**TASK INSTRUCTIONS:** Leave out all pictures and give back precisely the lines from the line with "Write a Python" to the line with "plt.rcParams['font.family'] = ['Lato', 'DejaVu", including those two lines.

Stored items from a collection
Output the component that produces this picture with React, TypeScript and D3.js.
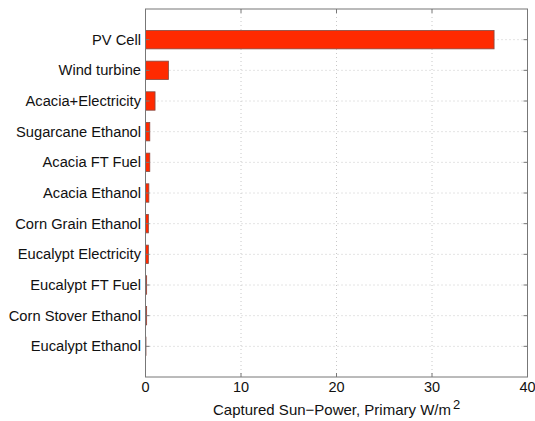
import React from "react";
import * as d3 from "d3";

const categories = [
  "PV Cell",
  "Wind turbine",
  "Acacia+Electricity",
  "Sugarcane Ethanol",
  "Acacia FT Fuel",
  "Acacia Ethanol",
  "Corn Grain Ethanol",
  "Eucalypt Electricity",
  "Eucalypt FT Fuel",
  "Corn Stover Ethanol",
  "Eucalypt Ethanol",
];
const values = [36.5, 2.4, 1.0, 0.45, 0.45, 0.35, 0.3, 0.3, 0.12, 0.12, 0.05];
const xTicks = [0, 10, 20, 30, 40];

const W = 535;
const H = 421;
const left = 145.5;
const right = 527.5;
const top = 9;
const bottom = 377;

export default function App() {
  const x = d3.scaleLinear().domain([0, 40]).range([left, right]);
  const y = d3.scaleLinear().domain([0, categories.length + 1]).range([top, bottom]);
  const slot = y(1) - y(0);
  const barH = slot * 0.6;
  const font = "Helvetica, Arial, 'Liberation Sans', sans-serif";
  return (
    <svg
      width={W}
      height={H}
      style={{ position: "absolute", left: 0, top: 0, background: "#fff" }}
      fontFamily={font}
    >
      <rect x={0} y={0} width={W} height={H} fill="#fff" />
      {/* gridlines */}
      {categories.map((c, i) => (
        <line
          key={"hg" + c}
          x1={left}
          x2={right}
          y1={y(i + 1)}
          y2={y(i + 1)}
          stroke="#c8c8c8"
          strokeWidth={1}
          strokeDasharray="1,3"
        />
      ))}
      {xTicks.slice(1, -1).map((t) => (
        <line
          key={"vg" + t}
          x1={x(t)}
          x2={x(t)}
          y1={top}
          y2={bottom}
          stroke="#c8c8c8"
          strokeWidth={1}
          strokeDasharray="1,3"
        />
      ))}
      {/* bars */}
      {categories.map((c, i) => (
        <rect
          key={"b" + c}
          x={x(0)}
          y={y(i + 1) - barH / 2}
          width={x(values[i]) - x(0)}
          height={barH}
          fill="#ff2a00"
          stroke="#854a42"
          strokeWidth={0.8}
        />
      ))}
      {/* frame */}
      <rect
        x={left}
        y={top}
        width={right - left}
        height={bottom - top}
        fill="none"
        stroke="#777"
        strokeWidth={1}
      />
      {/* ticks */}
      {xTicks.map((t) => (
        <g key={"xt" + t}>
          <line x1={x(t)} x2={x(t)} y1={bottom} y2={bottom - 4} stroke="#777" />
          <line x1={x(t)} x2={x(t)} y1={top} y2={top + 4} stroke="#777" />
          <text
            x={x(t)}
            y={392}
            textAnchor="middle"
            fontSize={14.5}
            fill="#111"
          >
            {t}
          </text>
        </g>
      ))}
      {categories.map((c, i) => (
        <g key={"yt" + c}>
          <line x1={left} x2={left + 4} y1={y(i + 1)} y2={y(i + 1)} stroke="#777" />
          <line x1={right} x2={right - 4} y1={y(i + 1)} y2={y(i + 1)} stroke="#777" />
          <text
            x={141}
            y={y(i + 1)}
            dy="0.35em"
            textAnchor="end"
            fontSize={14.7}
            fill="#111"
          >
            {c}
          </text>
        </g>
      ))}
      <text x={213} y={415} fontSize={15} fill="#111">
        Captured Sun−Power, Primary W/m
        <tspan dx={2} dy={-6} fontSize={13}>
          2
        </tspan>
      </text>
    </svg>
  );
}
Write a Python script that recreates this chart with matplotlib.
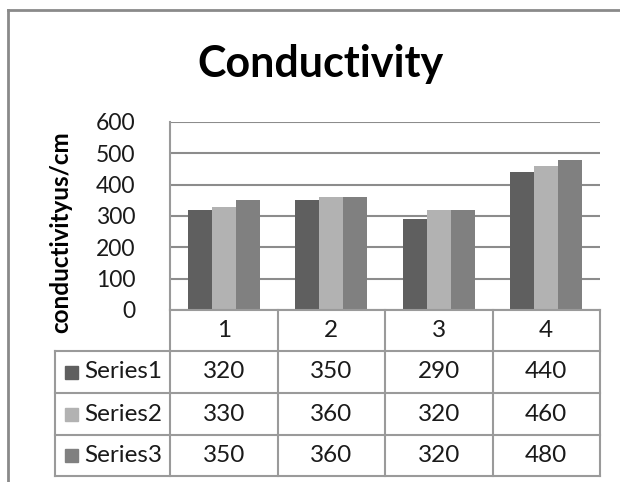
import matplotlib
matplotlib.use("Agg")
import matplotlib.pyplot as plt
from matplotlib.lines import Line2D
from matplotlib.patches import Rectangle
import matplotlib.transforms as mtransforms
import numpy as np

plt.rcParams['font.family'] = ['Lato', 'DejaVu Sans']

# ---- data ----
categories = ["1", "2", "3", "4"]
series_names = ["Series1", "Series2", "Series3"]
series1 = [320, 350, 290, 440]
series2 = [330, 360, 320, 460]
series3 = [350, 360, 320, 480]
y_ticks = [0, 100, 200, 300, 400, 500, 600]
title = "Conductivity"
ylabel = "conductivityus/cm"

series_values = [series1, series2, series3]
colors = ["#5f5f5f", "#b2b2b2", "#808080"]
grid_col = "#8c8c8c"
tbl_col = "#9a9a9a"
txt_col = "#1a1a1a"

W, H = 620, 482
fig = plt.figure(figsize=(W / 100, H / 100), dpi=100, facecolor="white")

# plot area in pixels
px_l, px_r, px_t, px_b = 170, 600, 122, 310
ax = fig.add_axes([px_l / W, 1 - px_b / H, (px_r - px_l) / W, (px_b - px_t) / H])

n = len(categories)
x = np.arange(n)
bw = 1 / 4.5
for i, (vals, c) in enumerate(zip(series_values, colors)):
    ax.bar(x + (i - 1) * bw, vals, width=bw, color=c, zorder=3, linewidth=0)

ax.set_xlim(-0.5, n - 0.5)
ax.set_ylim(0, 600)
ax.set_yticks(y_ticks)
ax.set_yticklabels([str(t) for t in y_ticks], fontsize=16.5, color=txt_col)
ax.tick_params(axis='y', length=0, pad=25)
ax.set_xticks([])
for s in ["top", "right", "bottom"]:
    ax.spines[s].set_visible(False)
ax.spines["left"].set_color(tbl_col)
ax.spines["left"].set_linewidth(1.5)
ax.yaxis.grid(True, color=grid_col, linewidth=1.5, zorder=0)
ax.set_axisbelow(True)

# ---- data table below the plot ----
ph = px_b - px_t
def ay(py):
    return (px_b - py) / ph
trans = mtransforms.blended_transform_factory(ax.transData, ax.transAxes)
row_edges_px = [310, 351, 393, 435, 476]
rows = [ay(p) for p in row_edges_px]
cat_px = (px_r - px_l) / n
label_left = -0.5 - (px_l - 55) / cat_px

def line(xs, ys):
    ax.add_line(Line2D(xs, ys, transform=trans, color=tbl_col, lw=1.5, clip_on=False, zorder=5))

# horizontal lines
line([-0.5, n - 0.5], [rows[0], rows[0]])
for r in rows[1:]:
    line([label_left, n - 0.5], [r, r])
# vertical lines
for k in range(n + 1):
    line([k - 0.5, k - 0.5], [rows[0], rows[-1]])
line([label_left, label_left], [rows[1], rows[-1]])

tfs = 17.5
# header labels
for k, cat in enumerate(categories):
    ax.text(k, (rows[0] + rows[1]) / 2, cat, transform=trans, ha='center', va='center',
            fontsize=tfs, color=txt_col, clip_on=False)
# rows
sq_w = (78 - 65) / cat_px
for j, (name, vals, c) in enumerate(zip(series_names, series_values, colors)):
    yc = (rows[j + 1] + rows[j + 2]) / 2
    sx = label_left + (65 - 55) / cat_px
    sq_h = 13 / ph
    ax.add_patch(Rectangle((sx, yc - sq_h / 2), sq_w, sq_h, transform=trans,
                           color=c, clip_on=False, zorder=5))
    ax.text(label_left + (84 - 55) / cat_px, yc, name, transform=trans,
            ha='left', va='center', fontsize=tfs, color=txt_col, clip_on=False)
    for k, v in enumerate(vals):
        ax.text(k, yc, str(v), transform=trans, ha='center', va='center',
                fontsize=tfs, color=txt_col, clip_on=False)

# title and y label
fig.text(320 / W, 1 - 64 / H, title, ha='center', va='center', fontsize=31,
         fontweight='bold', color="#000000")
fig.text(61 / W, 1 - 232 / H, ylabel, ha='center', va='center', rotation=90,
         fontsize=17.5, fontweight='bold', color="#000000")

# outer chart border (top and left visible)
fig.add_artist(Line2D([8 / W, 1.05], [1 - 10 / H, 1 - 10 / H], transform=fig.transFigure,
                      color="#8a8a8a", lw=2))
fig.add_artist(Line2D([8 / W, 8 / W], [1 - 10 / H, -0.05], transform=fig.transFigure,
                      color="#8a8a8a", lw=2))

fig.savefig("out.png", dpi=100, facecolor="white")
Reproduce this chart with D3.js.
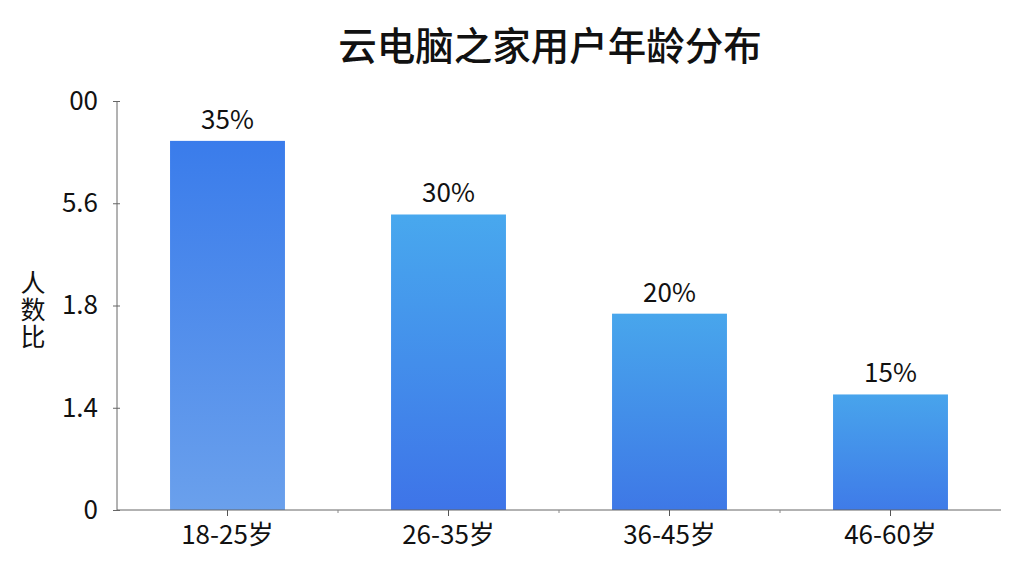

**SOLVED EXERCISE:**
Write a Python script that recreates this chart with matplotlib.
import matplotlib
matplotlib.use("Agg")
import matplotlib.pyplot as plt
from matplotlib.lines import Line2D
from matplotlib.patches import Rectangle
import matplotlib.transforms as mtransforms
import numpy as np

plt.rcParams['font.family'] = ['Lato', 'DejaVu Sans']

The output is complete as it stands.